A new 22-member New York State Climate Action Council will have three years to come up with a “scoping plan” to recommend mandates, regulations, incentives and other measures.

The law will require utilities to get 70% of the state’s electricity from renewable sources by 2030. Last year, 26.4% came from renewables, according to a report by New York Independent System Operator, the nonprofit corporation that runs the state’s power grid.

“The legislation is going to shape the way we live, work and play going forward,” said Peter Iwanowicz, executive director of Environmental Advocates of New York, which supports the plan. “It transitions New York state’s economy entirely off fossil fuels to one powered by renewable energy.”

Massive wind farms off the coast of New York City and Long Island are planned to help the transition to green energy.

Combined, the two wind farms will have a 1,700 megawatt capacity, enough to power about 1 million homes, Cuomo said at the signing, where he was joined by former Vice President Al Gore.

“This is the most ambitious, the most well-crafted legislation in the country,” Gore said of the state’s new targets.

The bill calls for 9,000 megawatts of offshore wind capacity by 2035. It also calls for 6,000 megawatts of solar capacity by 2025, five times the current amount, and 3,000 megawatts of energy storage capacity by 2030.

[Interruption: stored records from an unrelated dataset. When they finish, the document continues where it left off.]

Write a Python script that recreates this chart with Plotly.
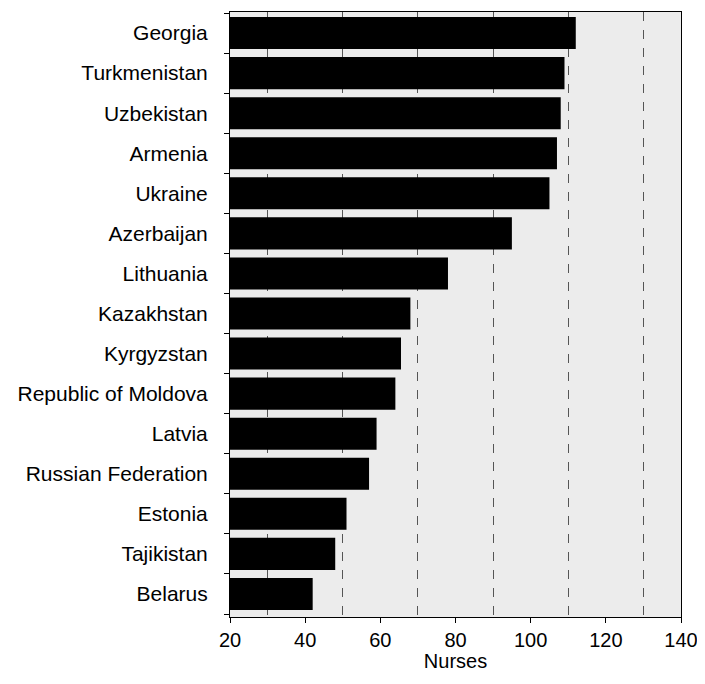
import plotly.graph_objects as go

countries = ["Georgia", "Turkmenistan", "Uzbekistan", "Armenia", "Ukraine",
             "Azerbaijan", "Lithuania", "Kazakhstan", "Kyrgyzstan",
             "Republic of Moldova", "Latvia", "Russian Federation", "Estonia",
             "Tajikistan", "Belarus"]
nurses = [112, 109, 108, 107, 105, 95, 78, 68, 65.5, 64, 59, 57, 51, 48, 42]
x_ticks = [20, 40, 60, 80, 100, 120, 140]

fig = go.Figure(go.Bar(
    x=nurses, y=countries, orientation="h", base=0,
    marker=dict(color="black", line=dict(width=0)), width=0.8,
))

font = "Liberation Sans, Arial, Helvetica, sans-serif"
fig.update_layout(
    width=697, height=664,
    margin=dict(l=222, r=24, t=4, b=55),
    paper_bgcolor="white", plot_bgcolor="#ececec",
    font=dict(family=font, size=20, color="black"),
    showlegend=False,
)
fig.update_xaxes(
    range=[20, 140], tickvals=x_ticks, ticks="outside", ticklen=5,
    tickcolor="black", tickfont=dict(size=20), automargin=False,
    ticklabeloverflow="allow",
    showline=True, linecolor="black", linewidth=1, mirror=True,
    showgrid=False,
    minor=dict(tick0=30, dtick=20, showgrid=True, gridcolor="#555555",
               griddash="dash", gridwidth=1),
    title=dict(text="Nurses", font=dict(size=20), standoff=2),
    zeroline=False,
)
fig.update_yaxes(
    categoryorder="array", categoryarray=countries[::-1],
    ticks="outside", ticklen=5, tickcolor="black", tickson="boundaries",
    tickfont=dict(size=21), automargin=False,
    showline=True, linecolor="black", linewidth=1, mirror=True,
    showgrid=False, ticklabelstandoff=17,
    range=[-0.575, 14.525],
)
fig.write_html("out.html")
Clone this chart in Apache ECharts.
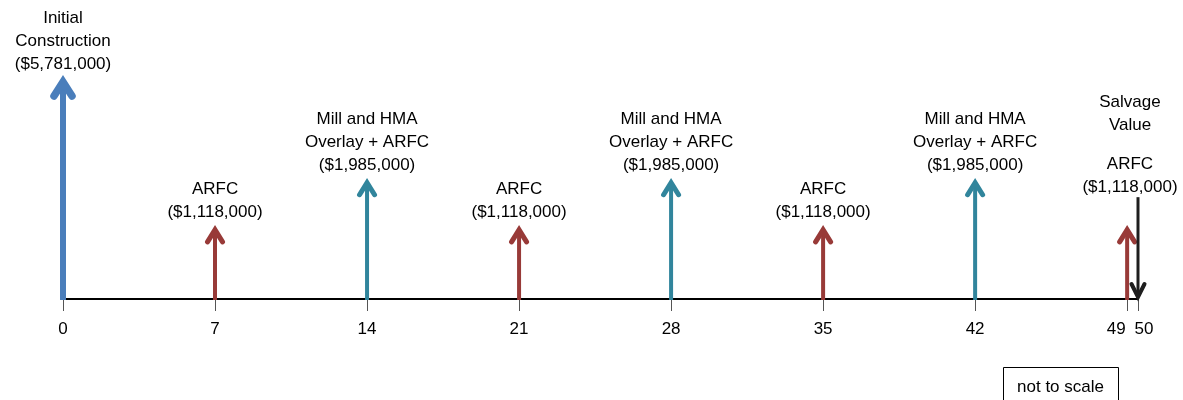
<!DOCTYPE html>
<html>
<head>
<meta charset="utf-8">
<script src="https://cdn.jsdelivr.net/npm/echarts@6/dist/echarts.min.js"></script>
<style>
html,body{margin:0;padding:0;background:#fff;}
#chart{width:1183px;height:400px;}
</style>
</head>
<body>
<div id="chart"></div>
<script>
// ---- data ----
const years = [0, 7, 14, 21, 28, 35, 42, 49, 50];
const kinds = ['initial', 'arfc', 'mill', 'arfc', 'mill', 'arfc', 'mill', 'arfc', 'salvage'];
const costs = [5781000, 1118000, 1985000, 1118000, 1985000, 1118000, 1985000, 1118000, null];
// relative arrow heights as drawn (diagram is "not to scale")
const arrowHeights = [10, 3.25, 5.4, 3.25, 5.4, 3.25, 5.4, 3.25, 4.65];
const eventNames = {
  initial: 'Initial\nConstruction',
  arfc: 'ARFC',
  mill: 'Mill and HMA\nOverlay + ARFC',
  salvage: 'Salvage\nValue'
};
const tickYears = [0, 7, 14, 21, 28, 35, 42, 49, 50];
const tickLabels = ['0', '7', '14', '21', '28', '35', '42', '49', '50'];
const noteText = 'not to scale';

// ---- styling ----
const colors = { initial: '#4a7ebb', arfc: '#983a38', mill: '#31859c', salvage: '#1e1e1e' };
const widths = { initial: 6, arfc: 4, mill: 4, salvage: 3 };
const headWidths = { initial: 7.5, arfc: 5, mill: 5, salvage: 4 };
const heads = { initial: [9, 14], arfc: [7.5, 12], mill: [7.5, 12], salvage: [6.5, 13] };
const FONT = 'Liberation Sans, Arial, sans-serif';

// timeline is compressed after year 49 (not to scale)
function axisPos(y) { return y <= 49 ? y : 49 + (y - 49) * 0.5; }

function money(v) { return '($' + v.toLocaleString('en-US') + ')'; }

const seriesData = years.map((y, i) => [axisPos(y), arrowHeights[i], i]);

function renderItem(params, api) {
  const i = api.value(2);
  const kind = kinds[i];
  const base = api.coord([api.value(0), 0]);
  const top = api.coord([api.value(0), api.value(1)]);
  const c = colors[kind], lw = widths[kind], hd = heads[kind], hw = headWidths[kind];
  const children = [];
  if (kind === 'salvage') {
    const tipY = base[1] - 2;
    children.push({ type: 'line', shape: { x1: base[0], y1: top[1], x2: base[0], y2: tipY - 2 },
      style: { stroke: c, lineWidth: lw } });
    children.push({ type: 'polyline', shape: { points: [[base[0] - hd[0], tipY - hd[1]], [base[0], tipY], [base[0] + hd[0], tipY - hd[1]]] },
      style: { stroke: c, lineWidth: hw, fill: null, lineCap: 'round', lineJoin: 'miter' } });
    // stacked label: salvage name above the ARFC label at year 49
    const j = years.indexOf(49);
    children.push({ type: 'text', style: {
      text: eventNames.salvage.split('\n').map(s => '{t|' + s + '}').join('\n') + '\n{s| }\n{t|' + eventNames[kinds[j]] + '}\n{t|' + money(costs[j]) + '}',
      x: base[0] - 8, y: top[1] + 2, align: 'center', verticalAlign: 'bottom', fill: '#000',
      rich: { t: { fontSize: 17, lineHeight: 23, fontFamily: FONT, fill: '#000', align: 'center' },
              s: { fontSize: 8, lineHeight: 16, fontFamily: FONT } }
    } });
  } else {
    const tipY = top[1] + 2;
    children.push({ type: 'line', shape: { x1: base[0], y1: base[1] + 1, x2: base[0], y2: tipY + 2 },
      style: { stroke: c, lineWidth: lw } });
    children.push({ type: 'polyline', shape: { points: [[top[0] - hd[0], tipY + hd[1]], [top[0], tipY], [top[0] + hd[0], tipY + hd[1]]] },
      style: { stroke: c, lineWidth: hw, fill: null, lineCap: 'round', lineJoin: 'miter' } });
    if (years[i] !== 49) {
      children.push({ type: 'text', style: {
        text: eventNames[kind] + '\n' + money(costs[i]),
        x: top[0], y: top[1] - 4, align: 'center', verticalAlign: 'bottom',
        fontSize: 17, lineHeight: 23, fontFamily: FONT, fill: '#000'
      } });
    }
  }
  return { type: 'group', children };
}

const chart = echarts.init(document.getElementById('chart'), null, { renderer: 'canvas' });
const tickPos = tickYears.map(axisPos);
chart.setOption({
  animation: false,
  backgroundColor: '#fff',
  grid: { left: 63, right: 45, top: 80, bottom: 101, containLabel: false },
  xAxis: {
    type: 'value', min: 0, max: axisPos(50),
    axisLine: { show: true, lineStyle: { color: '#000', width: 2 } },
    axisTick: { show: true, customValues: tickPos, length: 12, lineStyle: { color: '#555', width: 1 } },
    axisLabel: {
      show: true, customValues: tickPos, margin: 22,
      formatter: function (v) {
        const k = tickPos.findIndex(p => Math.abs(p - v) < 1e-6);
        const t = k >= 0 ? tickLabels[k] : '';
        if (t === '49') return '{r|' + t + '}';
        if (t === '50') return '{l|' + t + '}';
        return '{n|' + t + '}';
      },
      rich: {
        n: { fontSize: 17, fontFamily: FONT, color: '#000' },
        r: { fontSize: 17, fontFamily: FONT, color: '#000', padding: [0, 22, 0, 0] },
        l: { fontSize: 17, fontFamily: FONT, color: '#000', padding: [0, 0, 0, 12] }
      }
    },
    splitLine: { show: false }
  },
  yAxis: { type: 'value', min: 0, max: 10, show: false, splitLine: { show: false } },
  series: [{
    type: 'custom', clip: false, renderItem: renderItem, data: seriesData,
    encode: { x: 0, y: 1 }
  }],
  graphic: [{
    type: 'group', left: 1003, top: 367, children: [
      { type: 'rect', shape: { x: 0, y: 0, width: 115, height: 40 }, style: { fill: '#fff', stroke: '#000', lineWidth: 1 } },
      { type: 'text', style: { text: noteText, x: 57, y: 20, align: 'center', verticalAlign: 'middle', fontSize: 17, fontFamily: FONT, fill: '#000' } }
    ]
  }]
});
</script>
</body>
</html>
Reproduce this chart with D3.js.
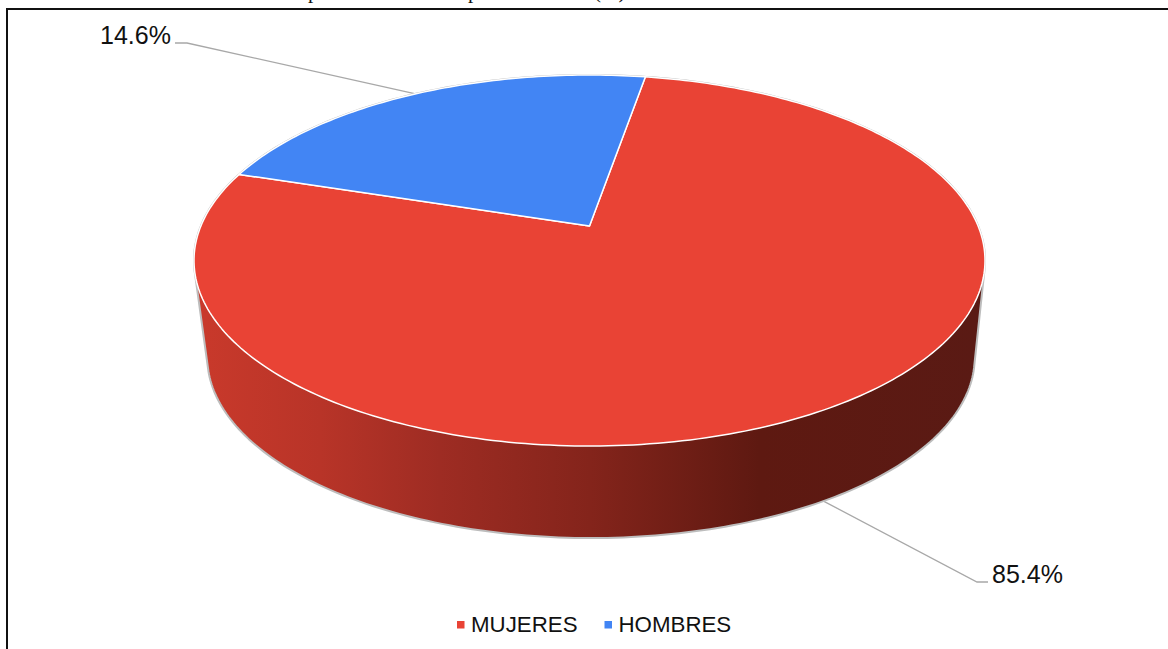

The Climate Action Council will likely call for new building codes to increase energy efficiency and require heating and cooling systems using electric heat pumps that transfer heat between indoors and outdoors. There may be incentives to retrofit existing homes and buildings. The New York City Council this spring passed an aggressive climate bill of its own that would require energy-efficient building retrofits, with hefty fines for landlords who don’t comply.

Since transportation makes up a third of the state’s emissions, the climate council will likely call for an expansion of mass transit and an accelerated shift to electric vehicles, which the state now promotes with rebates and investments in charging infrastructure.

Ken Girardin, a policy analyst at the Empire Center for Public Policy, a spinoff of the Manhattan Institute, calculates the offshore wind buildout will cost more than $48 billion upfront and $1 billion in annual operating cost. At least 56 square miles of solar panels would be needed to hit the 2025 goal of 6,000 megawatts of solar capacity, Girardin said.